There are multiple posts about this proof already (example), but none of them attempt to prove the statement using cases (from my knowledge). I'm not sure if this method is possible as I can't seem to prove the last case.
My (rough) work is below:
Proof by contradiction:
Assume that $\sqrt{n}$ is rational. Let $\sqrt{n} = \frac{a}{b}$ for some $a,b\in Z^+, b\neq0$ be a ratio of integers in their most reduced form. We know that both $a$ and $b$ cannot both be even, as that would simplify the fraction further.
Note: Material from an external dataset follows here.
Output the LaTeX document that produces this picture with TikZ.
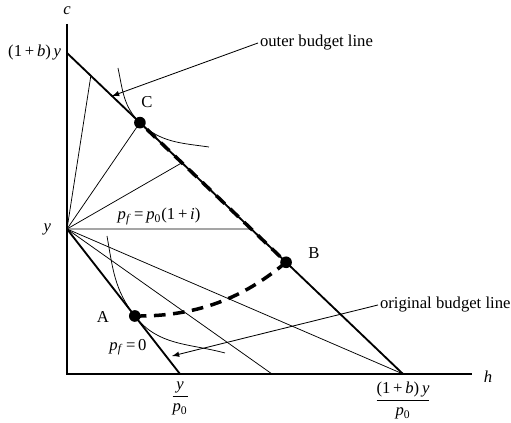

It follows that $n=\frac{a^2}{b^2}$, therefore $a^2=nb^2$,
Case 1: $a$ even, $b$ odd
Let $a=2c$. It follows that $(2c)^2=4c^2=nb^2$, which leads to a contradiction that $b$ is even.
Case 2: $a$ odd, $b$ even
Let $b=2d$. It follows that $a^2=n(2d)^2=4nd^2$, which leads to a contradiction that $a$ is even.
Case 3: $a$ odd, $b$ odd
I have tried approaching this in three ways:
Method 1: Let $a=2x+1$. It follows that $(2x+1)^2=4x^2+4x+1=nb^2$.
Method 1: Let $b=2y+1$. It follows that $a^2=n(2y+1)^2 =n(4y^2+4y+1)$.
Method 3: Let $a=2x+1, b=2y+1$. It follows that $(2x+1)^2=4x^2+4x+1=n(2y+1)^2 =n(4y^2+4y+1)$.
I can't find a contradiction in any of these statements. What am I doing wrong? Thanks!